So what do kids really want to know about you, their music teacher?
Your political leanings?
Your FICA score?
Your favorite instrument?
If you haven’t read “What Do Students Want To Know About You? –Part One”, check it out before continuing?
Got Part One covered?
Read on and see my top three things that kids want to know about you.
Triangulation
Students want to know if you are kind and empathetic to children younger than they are.
They triangulate and predict how you will eventually treat them by observing how you treat younger children.
Do they have the ability to see that in your classroom?
No, they’re all the same age.
Where they will observe this teacher behavior will be on the bus court, in the cafeteria, in the hallways of the school. They will see you without the artifice of a classroom around you. They will see you as a human being.
They will carefully observe how you treat younger kids when you are under stress.

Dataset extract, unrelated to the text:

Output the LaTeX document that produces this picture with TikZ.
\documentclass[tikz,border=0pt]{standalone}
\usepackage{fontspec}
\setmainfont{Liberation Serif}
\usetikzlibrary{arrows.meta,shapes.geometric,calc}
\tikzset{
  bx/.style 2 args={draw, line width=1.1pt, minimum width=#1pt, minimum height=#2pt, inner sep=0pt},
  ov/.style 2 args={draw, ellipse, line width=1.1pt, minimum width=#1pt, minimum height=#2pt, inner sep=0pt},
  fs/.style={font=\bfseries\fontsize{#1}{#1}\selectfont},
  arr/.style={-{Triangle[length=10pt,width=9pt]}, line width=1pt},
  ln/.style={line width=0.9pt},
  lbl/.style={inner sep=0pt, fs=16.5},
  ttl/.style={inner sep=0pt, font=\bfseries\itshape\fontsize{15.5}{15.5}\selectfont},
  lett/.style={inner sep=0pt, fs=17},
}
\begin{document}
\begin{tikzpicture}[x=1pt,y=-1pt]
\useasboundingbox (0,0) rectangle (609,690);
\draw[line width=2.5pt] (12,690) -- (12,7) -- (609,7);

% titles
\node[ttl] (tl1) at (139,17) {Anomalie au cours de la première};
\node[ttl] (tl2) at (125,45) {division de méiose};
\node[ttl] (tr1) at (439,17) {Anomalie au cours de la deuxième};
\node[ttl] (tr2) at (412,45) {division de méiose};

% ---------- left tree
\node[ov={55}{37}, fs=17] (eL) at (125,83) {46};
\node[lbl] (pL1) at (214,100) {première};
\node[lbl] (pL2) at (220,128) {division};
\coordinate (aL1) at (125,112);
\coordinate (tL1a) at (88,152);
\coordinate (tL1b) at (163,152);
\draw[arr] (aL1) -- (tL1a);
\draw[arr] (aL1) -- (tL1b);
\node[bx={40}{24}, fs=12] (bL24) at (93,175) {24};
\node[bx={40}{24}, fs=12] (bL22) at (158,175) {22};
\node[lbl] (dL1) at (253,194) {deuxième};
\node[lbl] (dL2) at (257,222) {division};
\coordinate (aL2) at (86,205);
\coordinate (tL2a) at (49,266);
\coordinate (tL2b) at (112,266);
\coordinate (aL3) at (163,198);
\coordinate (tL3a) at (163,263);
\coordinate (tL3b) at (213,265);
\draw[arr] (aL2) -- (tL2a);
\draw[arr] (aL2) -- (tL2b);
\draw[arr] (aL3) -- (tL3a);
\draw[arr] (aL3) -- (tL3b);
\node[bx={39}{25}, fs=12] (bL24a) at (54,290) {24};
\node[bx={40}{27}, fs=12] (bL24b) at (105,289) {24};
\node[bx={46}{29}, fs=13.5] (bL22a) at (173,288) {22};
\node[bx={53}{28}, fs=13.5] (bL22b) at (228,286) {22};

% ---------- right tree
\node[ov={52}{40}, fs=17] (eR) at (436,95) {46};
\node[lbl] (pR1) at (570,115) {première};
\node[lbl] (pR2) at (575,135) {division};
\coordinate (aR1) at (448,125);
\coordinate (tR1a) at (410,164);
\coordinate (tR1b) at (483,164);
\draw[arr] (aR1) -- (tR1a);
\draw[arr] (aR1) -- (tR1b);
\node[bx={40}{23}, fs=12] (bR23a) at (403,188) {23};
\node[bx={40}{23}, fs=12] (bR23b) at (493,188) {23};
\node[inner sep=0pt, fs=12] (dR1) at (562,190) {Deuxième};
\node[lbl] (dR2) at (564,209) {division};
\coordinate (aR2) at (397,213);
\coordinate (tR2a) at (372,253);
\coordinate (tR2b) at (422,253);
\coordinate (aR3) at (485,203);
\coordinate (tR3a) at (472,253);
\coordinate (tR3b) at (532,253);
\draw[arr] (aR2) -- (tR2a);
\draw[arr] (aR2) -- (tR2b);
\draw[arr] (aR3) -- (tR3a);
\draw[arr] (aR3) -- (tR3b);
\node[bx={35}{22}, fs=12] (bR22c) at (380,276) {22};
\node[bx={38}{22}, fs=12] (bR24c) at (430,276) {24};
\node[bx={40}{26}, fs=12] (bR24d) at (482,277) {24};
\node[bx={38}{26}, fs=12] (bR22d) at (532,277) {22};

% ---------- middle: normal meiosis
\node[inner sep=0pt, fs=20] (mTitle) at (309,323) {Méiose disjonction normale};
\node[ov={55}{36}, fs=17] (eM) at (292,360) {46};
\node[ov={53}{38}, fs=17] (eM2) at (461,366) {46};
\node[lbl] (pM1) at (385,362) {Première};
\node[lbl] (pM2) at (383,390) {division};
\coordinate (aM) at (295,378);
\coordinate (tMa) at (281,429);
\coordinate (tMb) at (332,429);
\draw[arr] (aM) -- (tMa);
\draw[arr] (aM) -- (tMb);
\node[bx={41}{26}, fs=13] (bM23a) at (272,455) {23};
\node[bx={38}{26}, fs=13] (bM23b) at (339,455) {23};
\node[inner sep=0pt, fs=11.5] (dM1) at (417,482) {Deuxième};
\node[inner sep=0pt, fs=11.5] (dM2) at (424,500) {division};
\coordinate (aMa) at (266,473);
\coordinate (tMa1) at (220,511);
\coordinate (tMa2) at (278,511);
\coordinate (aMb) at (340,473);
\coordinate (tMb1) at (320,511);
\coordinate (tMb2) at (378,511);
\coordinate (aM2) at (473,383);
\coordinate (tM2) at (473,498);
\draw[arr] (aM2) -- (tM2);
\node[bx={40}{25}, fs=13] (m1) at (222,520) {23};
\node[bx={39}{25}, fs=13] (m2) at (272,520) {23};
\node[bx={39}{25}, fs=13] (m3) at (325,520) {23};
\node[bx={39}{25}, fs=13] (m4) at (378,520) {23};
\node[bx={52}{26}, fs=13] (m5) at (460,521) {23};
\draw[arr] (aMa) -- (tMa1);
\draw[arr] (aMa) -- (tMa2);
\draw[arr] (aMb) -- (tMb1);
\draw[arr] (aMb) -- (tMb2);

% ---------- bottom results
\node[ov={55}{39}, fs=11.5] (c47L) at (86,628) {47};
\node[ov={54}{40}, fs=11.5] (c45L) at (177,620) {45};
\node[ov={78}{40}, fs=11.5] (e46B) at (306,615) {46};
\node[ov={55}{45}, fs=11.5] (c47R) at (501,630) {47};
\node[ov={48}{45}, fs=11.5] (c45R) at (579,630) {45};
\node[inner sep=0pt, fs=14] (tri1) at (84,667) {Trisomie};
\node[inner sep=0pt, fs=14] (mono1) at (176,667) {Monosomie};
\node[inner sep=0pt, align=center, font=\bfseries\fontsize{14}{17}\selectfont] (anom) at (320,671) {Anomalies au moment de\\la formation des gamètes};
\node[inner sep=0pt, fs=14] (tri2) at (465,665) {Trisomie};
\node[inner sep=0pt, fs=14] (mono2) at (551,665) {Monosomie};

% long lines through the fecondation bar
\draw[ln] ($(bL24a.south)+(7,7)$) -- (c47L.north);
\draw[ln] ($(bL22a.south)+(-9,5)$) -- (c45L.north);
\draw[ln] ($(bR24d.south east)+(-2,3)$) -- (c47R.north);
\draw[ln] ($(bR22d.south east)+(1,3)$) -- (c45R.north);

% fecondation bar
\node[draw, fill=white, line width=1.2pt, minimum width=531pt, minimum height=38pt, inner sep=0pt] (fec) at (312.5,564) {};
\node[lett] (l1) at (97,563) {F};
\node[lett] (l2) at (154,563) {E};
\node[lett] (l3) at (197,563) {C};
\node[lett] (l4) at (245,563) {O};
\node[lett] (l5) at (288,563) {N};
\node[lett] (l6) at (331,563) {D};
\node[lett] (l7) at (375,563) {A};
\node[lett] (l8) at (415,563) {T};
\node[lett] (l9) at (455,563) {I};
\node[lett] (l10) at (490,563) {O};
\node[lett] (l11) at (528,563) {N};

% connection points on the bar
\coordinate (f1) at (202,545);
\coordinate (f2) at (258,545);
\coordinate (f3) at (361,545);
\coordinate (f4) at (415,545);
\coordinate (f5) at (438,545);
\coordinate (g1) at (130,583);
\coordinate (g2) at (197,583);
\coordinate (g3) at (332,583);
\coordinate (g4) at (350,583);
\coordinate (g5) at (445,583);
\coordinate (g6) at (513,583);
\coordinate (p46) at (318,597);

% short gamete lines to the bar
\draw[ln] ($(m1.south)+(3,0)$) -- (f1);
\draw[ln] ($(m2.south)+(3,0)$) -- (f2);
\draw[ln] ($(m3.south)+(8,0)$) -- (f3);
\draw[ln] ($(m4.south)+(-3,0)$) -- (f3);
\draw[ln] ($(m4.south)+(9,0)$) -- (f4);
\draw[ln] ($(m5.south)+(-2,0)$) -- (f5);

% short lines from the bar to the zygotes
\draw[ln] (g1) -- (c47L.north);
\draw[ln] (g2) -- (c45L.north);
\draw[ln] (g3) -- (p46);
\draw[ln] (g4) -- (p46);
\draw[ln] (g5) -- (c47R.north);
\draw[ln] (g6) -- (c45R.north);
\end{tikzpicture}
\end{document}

When they observe you help a child open up their milk bottle at lunch time, when you show empathy and help to a child who's fallen and scraped their elbow, when you can take a knee, look a little one in the eyes, smile, and give a word of encouragement or praise, big kids take note.

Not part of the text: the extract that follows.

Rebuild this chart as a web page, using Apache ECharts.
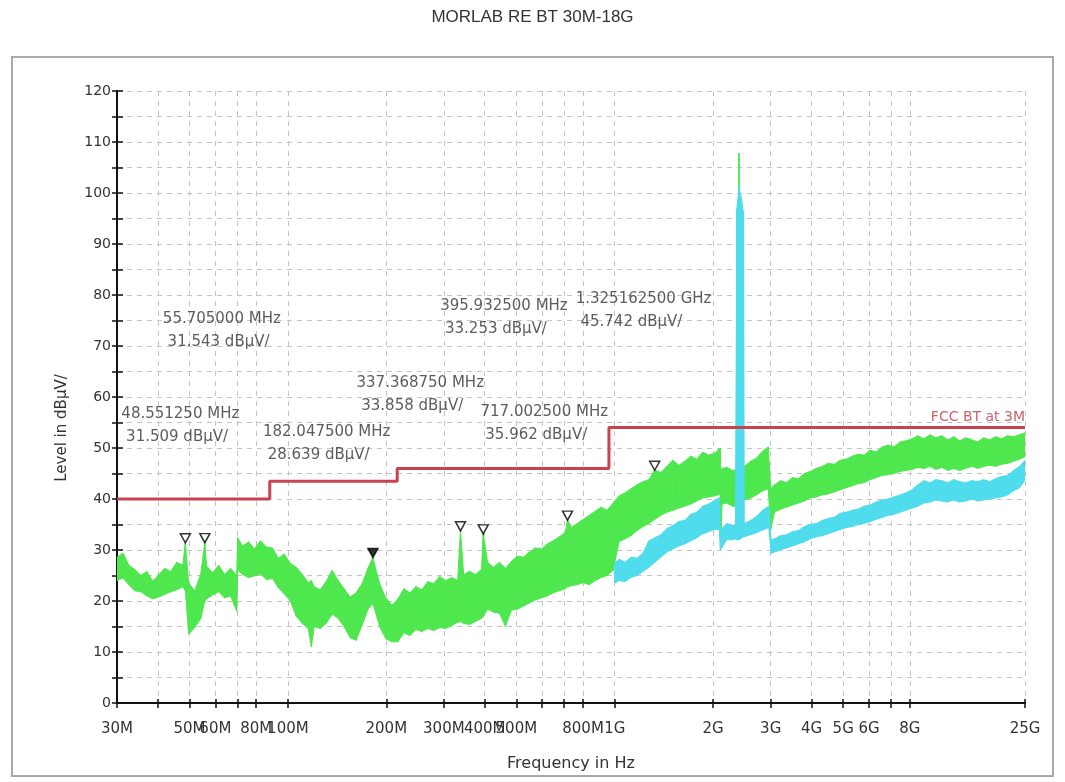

They don’t need another adult to respond with the emotional content a parent. They want something different,
Provide it.
Similarities
In my case, the one thing that I told students that often astonished them was this: I was just like them at their age.
I would draw a line on a chalkboard that was about two yards long and it one end of the line, I wrote the word “you” and at the other end of the line, I wrote the word “me”.

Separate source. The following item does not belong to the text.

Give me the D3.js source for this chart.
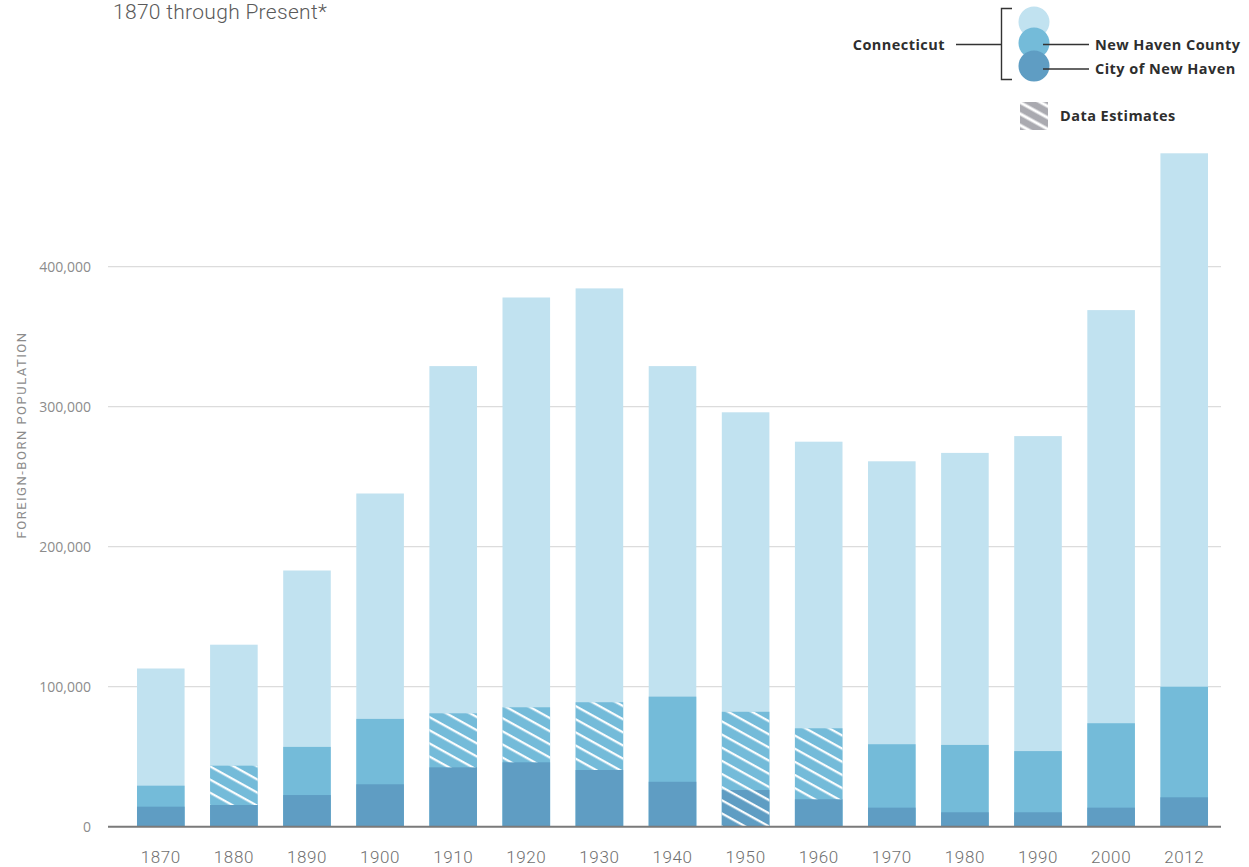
<!DOCTYPE html>
<html>
<head>
<meta charset="utf-8">
<script src="https://cdn.jsdelivr.net/npm/d3@7"></script>
<style>
  html, body { margin: 0; padding: 0; background: #fff; }
  svg { display: block; font-family: Roboto, "Noto Sans", sans-serif; }
</style>
</head>
<body>
<svg id="chart" width="1249" height="867"></svg>
<script>
// ---- Data ----
const years = ["1870","1880","1890","1900","1910","1920","1930","1940","1950","1960","1970","1980","1990","2000","2012"];
const connecticut = [113000,130000,183000,238000,329000,378000,384500,329000,296000,275000,261000,267000,279000,369000,481000];
const newHavenCounty = [29300,43600,57000,77000,81000,85300,88900,92900,82100,70300,58900,58400,54000,73900,100000];
const cityOfNewHaven = [14300,15500,22600,30300,42400,46000,40500,32100,26200,19600,13600,10300,10300,13600,21000];
const estimatedYears = ["1880","1910","1920","1930","1950","1960"];
const fullyEstimatedYears = ["1950"];
const yTicks = [0,100000,200000,300000,400000];
const seriesNames = ["Connecticut","New Haven County","City of New Haven"];
const subtitle = "1870 through Present*";
const yTitle = "FOREIGN-BORN POPULATION";
const estimateLabel = "Data Estimates";

// ---- Setup ----
const colors = { ct: "#c1e2f0", county: "#74bbd9", city: "#5f9dc3" };
const svg = d3.select("#chart");

const x = d3.scaleBand().domain(years).range([124.2, 1220.8]).paddingInner(0.349).paddingOuter(0.175);
const y = d3.scaleLinear().domain([0, 400000]).range([826.7, 266.7]);

const defs = svg.append("defs");
defs.append("pattern")
  .attr("id", "hatch").attr("patternUnits", "userSpaceOnUse")
  .attr("width", 11.5).attr("height", 11.5)
  .attr("patternTransform", "rotate(29)")
  .append("line").attr("x1", 0).attr("y1", 5).attr("x2", 11.5).attr("y2", 5)
  .attr("stroke", "#fff").attr("stroke-width", 2.2);
defs.append("pattern")
  .attr("id", "hatchLegend").attr("patternUnits", "userSpaceOnUse")
  .attr("width", 10).attr("height", 10)
  .attr("patternTransform", "rotate(29)")
  .append("line").attr("x1", 0).attr("y1", 5).attr("x2", 10).attr("y2", 5)
  .attr("stroke", "#fff").attr("stroke-width", 3);

// Subtitle
svg.append("text").attr("x", 113).attr("y", 19)
  .attr("font-size", 21).attr("font-weight", 300).attr("letter-spacing", 0.3).attr("fill", "#5a5a5a")
  .text(subtitle);

// Gridlines
const grid = svg.append("g");
grid.selectAll("line").data(yTicks.filter(d => d > 0)).join("line")
  .attr("x1", 108).attr("x2", 1221)
  .attr("y1", d => y(d)).attr("y2", d => y(d))
  .attr("stroke", "#dcdcdc").attr("stroke-width", 1.2);

// Y axis
const yAxis = d3.axisLeft(y).tickValues(yTicks).tickSize(0).tickPadding(0)
  .tickFormat(d3.format(","));
const yg = svg.append("g").attr("transform", "translate(91,0)").call(yAxis);
yg.select(".domain").remove();
yg.selectAll("text").attr("font-size", 14).attr("fill", "#8c8c8c")
  .attr("font-family", "'Open Sans', sans-serif").attr("dy", "0.35em");

// Y title
svg.append("text")
  .attr("transform", "translate(26,435) rotate(-90)")
  .attr("text-anchor", "middle")
  .attr("font-size", 13).attr("letter-spacing", 1.5).attr("fill", "#8c8c8c")
  .text(yTitle);

// Bars
const rows = years.map((yr, i) => ({ year: yr, ct: connecticut[i], county: newHavenCounty[i], city: cityOfNewHaven[i] }));
const bars = svg.append("g");
bars.selectAll(".ct").data(rows).join("rect").attr("class", "ct")
  .attr("x", d => x(d.year)).attr("width", x.bandwidth())
  .attr("y", d => y(d.ct)).attr("height", d => y(0) - y(d.ct)).attr("fill", colors.ct);
bars.selectAll(".county").data(rows).join("rect").attr("class", "county")
  .attr("x", d => x(d.year)).attr("width", x.bandwidth())
  .attr("y", d => y(d.county)).attr("height", d => y(0) - y(d.county)).attr("fill", colors.county);
bars.selectAll(".city").data(rows).join("rect").attr("class", "city")
  .attr("x", d => x(d.year)).attr("width", x.bandwidth())
  .attr("y", d => y(d.city)).attr("height", d => y(0) - y(d.city)).attr("fill", colors.city);
bars.selectAll(".est").data(rows.filter(d => estimatedYears.includes(d.year))).join("rect").attr("class", "est")
  .attr("x", d => x(d.year)).attr("width", x.bandwidth())
  .attr("y", d => y(d.county))
  .attr("height", d => (fullyEstimatedYears.includes(d.year) ? y(0) : y(d.city)) - y(d.county))
  .attr("fill", "url(#hatch)");

// Baseline
svg.append("line").attr("x1", 108).attr("x2", 1221).attr("y1", y(0)).attr("y2", y(0))
  .attr("stroke", "#7a7a7a").attr("stroke-width", 2);

// X axis
const xAxis = d3.axisBottom(x).tickSize(0).tickPadding(0);
const xg = svg.append("g").attr("transform", `translate(0,${y(0)})`).call(xAxis);
xg.select(".domain").remove();
xg.selectAll("text").attr("font-size", 17).attr("font-weight", 300).attr("letter-spacing", 0.6)
  .attr("fill", "#6f6f6f")
  .attr("font-family", "Roboto, sans-serif").attr("y", 30).attr("dy", "0.35em");

// Legend
const lg = svg.append("g").attr("font-family", "'Open Sans', sans-serif");
const circleData = [
  { name: seriesNames[0], c: colors.ct, cy: 22 },
  { name: seriesNames[1], c: colors.county, cy: 43 },
  { name: seriesNames[2], c: colors.city, cy: 66 }
];
lg.selectAll("circle").data(circleData).join("circle")
  .attr("cx", 1034).attr("cy", d => d.cy).attr("r", 15.5).attr("fill", d => d.c);
lg.append("path").attr("d", "M1012,8.5 H1001.5 V79.5 H1012")
  .attr("fill", "none").attr("stroke", "#333").attr("stroke-width", 1.4);
lg.append("line").attr("x1", 956).attr("x2", 1001).attr("y1", 44.5).attr("y2", 44.5)
  .attr("stroke", "#333").attr("stroke-width", 1.4);
const legendText = (xx, yy, t, anchor) => lg.append("text").attr("x", xx).attr("y", yy)
  .attr("dy", "0.35em").attr("text-anchor", anchor || "start")
  .attr("font-size", 14.5).attr("font-weight", 700).attr("letter-spacing", 0.45)
  .attr("fill", "#2e2e2e").text(t);
legendText(945, 44.5, seriesNames[0], "end");
lg.append("line").attr("x1", 1043).attr("x2", 1089).attr("y1", 44.5).attr("y2", 44.5)
  .attr("stroke", "#333").attr("stroke-width", 1.4);
legendText(1095, 44.5, seriesNames[1]);
lg.append("line").attr("x1", 1043).attr("x2", 1089).attr("y1", 69).attr("y2", 69)
  .attr("stroke", "#333").attr("stroke-width", 1.4);
legendText(1095, 69, seriesNames[2]);
lg.append("rect").attr("x", 1020).attr("y", 102).attr("width", 28).attr("height", 28).attr("fill", "#aaaab0");
lg.append("rect").attr("x", 1020).attr("y", 102).attr("width", 28).attr("height", 28).attr("fill", "url(#hatchLegend)");
legendText(1060, 116, estimateLabel);
</script>
</body>
</html>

Maybe I didn't wear a black suit and a tie or where expensive shoes – but I was like them.
In some schools I was able to tell kids that I grew up several minutes away from where our classroom was, which always made them wonder if I lived around their home.
I consoled them that if they didn't have some of the finer things in life, I was like them. For example, my family didn't own a car until I was six years old.
As I was sharing this with them, I would occasionally erased the line several times, each time redrawing it shorter and shorter, until at the end of my few sentences, the line was only about three inches long between the “you” and “me”, which allowed me to say, “You see, we're a lot closer and alike then you could probably ever imagine.
The Most Important Thing They Want to Know
What kids really have a need – not simply “want” – to know is do you really want and need to know about them.
This is easily one the hardest elements of being a teacher.
At least it was for me.
As I got older, I kept getting reassigned to larger schools. My last school had approximately 2,500 kids and every kid thought that aside from knowing their name that I knew their middle name, their pet’s name, and their favorite three colors. It was a lot of data.
I struggled.
Maybe it was my advanced age, maybe I was burning out, but just the elemental need to learn that many names was hard for me to accomplish.
It was the undertaking that I put the most energy into and, conversely, too often came up short.
Names are important.
I often reviewed names and faces from the online school data base before classes.
I tried to make up for my weak grasp on hundreds of names with a lot of “What do you think?”, “Tell me about that.”, “How did that make you feel?”, and other open ended questions that gave them opportunity to share and for me to shut up and listen.
The older I got, the more seasoned my skills, the better I was at being quiet and paying attention, the more skilled I was at listening instead of making sounds, the more I sought to understand rather than be understood, the better I got at helping how kids defined me in their minds.
When it comes right down to it, kids want to know that you have a soul, that you know how to engage it, that you employ it not because you want to but because there is no other way to be a musician than to lead with your soul.
If we remind ourselves that we are there to serve children and that they aren’t there to serve us, we will be on the right road.
We will be on the best path to telling kids everything they need to know about their music teacher.